Or it is if this history blog is correct in its re-telling - discovered by this blogger via English language Indian tweeter Pradx - of that key moment in US space policy when the Richard Nixon administration ended Apollo
According to the Beyond Apollo blog site Nixon's NASA was presented with five options for what the agency could do next as the Moon programme was wound down
The fourth and fifth of the five options saw the Saturn V production line continued and rather like the Review of US human spaceflight plans' report an unconstrained budget provides the heavy lift vehicle for human exploration. The third option was a robotics programme with landings on the Moon and eventually Mars
Options one and two were essentially the same using space "tugs" that are in-space vehicles that cycle back and forth through cislunar space but only one of these options had space stations. The Beyond Apollo website summarises the first option thus:
The [Integrated Program Plan] had NASA bringing online its Earth Orbit Space Station (EOSS) and winged reusable Earth-to-Orbit Shuttle (EOS) by 1977. The EOSS would serve as base for reusable piloted Tugs and reusable Nuclear Shuttles.
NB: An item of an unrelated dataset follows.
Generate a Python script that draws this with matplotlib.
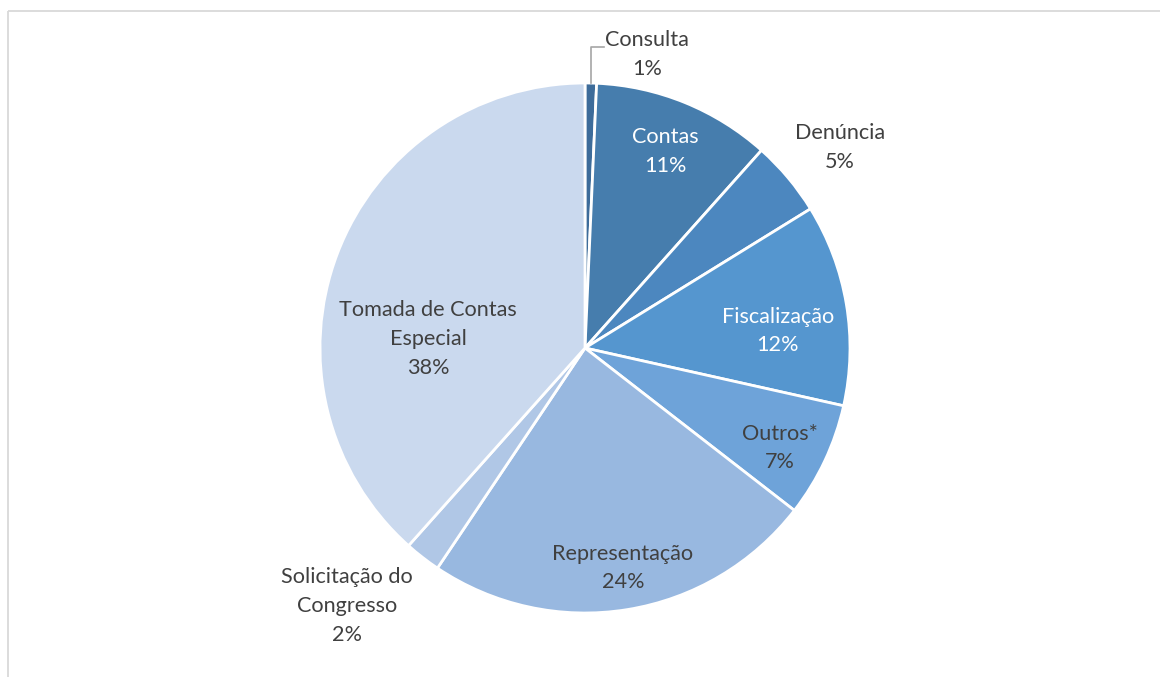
import numpy as np
import matplotlib.pyplot as plt
from matplotlib.patches import Rectangle

# categories, clockwise from 12 o'clock
categories = ["Consulta", "Contas", "Denúncia", "Fiscalização", "Outros*",
              "Representação", "Solicitação do\nCongresso",
              "Tomada de Contas\nEspecial"]
shares = [0.7, 10.9, 4.6, 12.3, 7.0, 23.9, 2.2, 38.4]
pct_labels = ["1%", "11%", "5%", "12%", "7%", "24%", "2%", "38%"]

colors = ["#3D6C9A", "#467DAD", "#4C87BF", "#5596CF", "#6EA3D9",
          "#98B8E0", "#B0C7E6", "#CAD9EE"]
text_colors = ["#404040", "white", "#404040", "white", "#404040",
               "#404040", "#404040", "#404040"]
# label centres in data units (pie radius = 1)
label_pos = [(0.234, 1.109), (0.302, 0.743), (0.962, 0.758), (0.728, 0.064),
             (0.736, -0.377), (0.143, -0.830), (-0.898, -0.974),
             (-0.592, 0.034)]


def main():
    W, H = 1160, 677
    fig = plt.figure(figsize=(W / 100, H / 100), dpi=100)
    plt.rcParams['font.family'] = ['Lato', 'DejaVu Sans']

    # light frame, clipped at right and bottom like the source
    frame = fig.add_axes([0, 0, 1, 1])
    frame.set_xlim(0, W)
    frame.set_ylim(H, 0)
    frame.axis('off')
    frame.add_patch(Rectangle((8, 11), W + 20, H + 20, fill=False,
                              edgecolor="#D9D9D9", linewidth=1.3))

    cx, cy, r = 585, 348, 265
    ax = fig.add_axes([(cx - r) / W, (H - cy - r) / H, 2 * r / W, 2 * r / H])
    ax.pie(shares, colors=colors, startangle=90, counterclock=False,
           radius=1.0,
           wedgeprops=dict(edgecolor="white", linewidth=2.0))
    ax.set_xlim(-1, 1)
    ax.set_ylim(-1, 1)
    ax.set_aspect('equal')
    ax.axis('off')

    for name, pct, (x, y), tc in zip(categories, pct_labels, label_pos,
                                     text_colors):
        ax.text(x, y, name + "\n" + pct, ha="center", va="center",
                fontsize=15.6, color=tc, linespacing=1.55, clip_on=False)

    # leader line for Consulta
    ax.plot([0.023, 0.023, 0.072], [1.0, 1.136, 1.136], color="#A6A6A6",
            linewidth=1.2, clip_on=False)

    fig.savefig("out.png", dpi=100)


if __name__ == "__main__":
    main()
When mated to a Nuclear Shuttle, a Tug would be capable of reaching the moon. NASA planned to use this infrastructure in 1981 to establish a Lunar Orbit Space Station (LOSS) with a propellant depot. A Lunar Surface Base (LSB) would follow no earlier than 1985 (see images at the top of this post).
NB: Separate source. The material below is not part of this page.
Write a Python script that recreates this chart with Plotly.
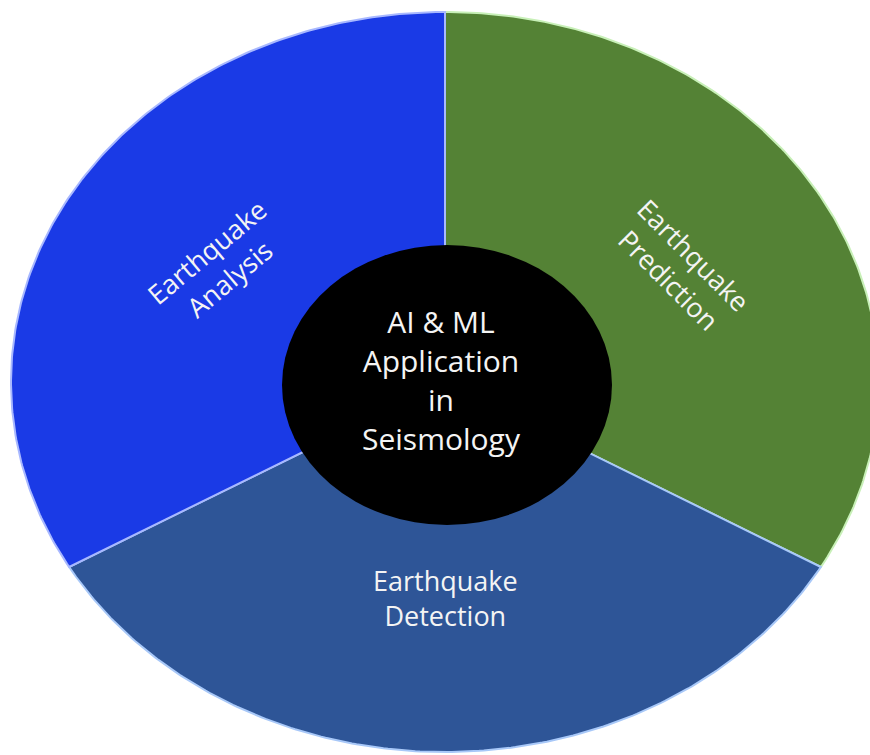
import numpy as np
import plotly.graph_objects as go

# ---- data ----
categories = ["Earthquake Prediction", "Earthquake Detection", "Earthquake Analysis"]
labels_wrapped = ["Earthquake<br>Prediction", "Earthquake<br>Detection", "Earthquake<br>Analysis"]
values = [1, 1, 1]
colors = ["#548235", "#2E5597", "#1A3AE6"]
edge_colors = ["#C8F0B8", "#A8C8F8", "#A8B8FF"]
center_text = "AI &amp; ML<br>Application<br>in<br>Seismology"

# ---- geometry (pixel space) ----
W, H = 870, 755
cx, cy = 445, 382
rx, ry = 434, 370
hole_rx, hole_ry = 165, 140
hole_cx, hole_cy = 447, 385

fig = go.Figure()

total = sum(values)
cum = np.concatenate([[0], np.cumsum(values)]) / total
for i, cat in enumerate(categories):
    a0, a1 = cum[i] * 2 * np.pi, cum[i + 1] * 2 * np.pi
    t = np.linspace(a0, a1, 200)
    xs = np.concatenate([[cx], cx + rx * np.sin(t), [cx]])
    ys = np.concatenate([[cy], cy - ry * np.cos(t), [cy]])
    fig.add_trace(go.Scatter(
        x=xs, y=ys, mode="lines", fill="toself",
        fillcolor=colors[i], line=dict(color=edge_colors[i], width=2),
        name=cat, hoverinfo="name", showlegend=False))

# center hole
fig.add_shape(type="circle", xref="x", yref="y",
              x0=hole_cx - hole_rx, x1=hole_cx + hole_rx,
              y0=hole_cy - hole_ry, y1=hole_cy + hole_ry,
              fillcolor="black", line=dict(color="black", width=0))

# slice labels
label_r = [0.62, 0.585, 0.63]
label_angle = [45, 0, -40]
label_dx = [3, 0, 10]
for i, lab in enumerate(labels_wrapped):
    mid = (cum[i] + cum[i + 1]) / 2 * 2 * np.pi
    lx = cx + label_r[i] * rx * np.sin(mid) + label_dx[i]
    ly = cy - label_r[i] * ry * np.cos(mid)
    fig.add_annotation(x=lx, y=ly, xref="x", yref="y", text=lab,
                       showarrow=False, textangle=label_angle[i],
                       font=dict(family="Open Sans", size=27, color="#F4F4F4"))

fig.add_annotation(x=hole_cx - 6, y=hole_cy - 5, xref="x", yref="y", text=center_text,
                   showarrow=False,
                   font=dict(family="Open Sans", size=30, color="#F4F4F4"))

fig.update_layout(
    width=W, height=H, margin=dict(l=0, r=0, t=0, b=0),
    paper_bgcolor="white", plot_bgcolor="white",
    xaxis=dict(range=[0, W], visible=False, fixedrange=True),
    yaxis=dict(range=[H, 0], visible=False, fixedrange=True),
    showlegend=False,
)

fig.write_html("out.html")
Clearly there is no Shuttle with the Obama plan but the EOSS, or as we call it the International Space Station, is there and a nuclear shuttle could always be the VASIMR. Note the use of propellant depots. The blog goes on to say that:
Scherer's Option 2 was a "Shuttle/Tug lunar program." The EOS and a reusable piloted Tug without EOSS, LOSS, and Nuclear Shuttle would enable piloted lunar orbit and landing missions by 1979, he told Culbertson. He stressed that, to enable this option, lunar mission requirements would need to play a role in the drafting of Shuttle and Tug sizing and performance requirements. As envisioned by Scherer, two Tugs would suffice to place astronauts in lunar orbit, while four Tugs would allow astronauts to land on the moon. A pair of landings at a single site would be sufficient to establish a temporary "minibase" by 1982.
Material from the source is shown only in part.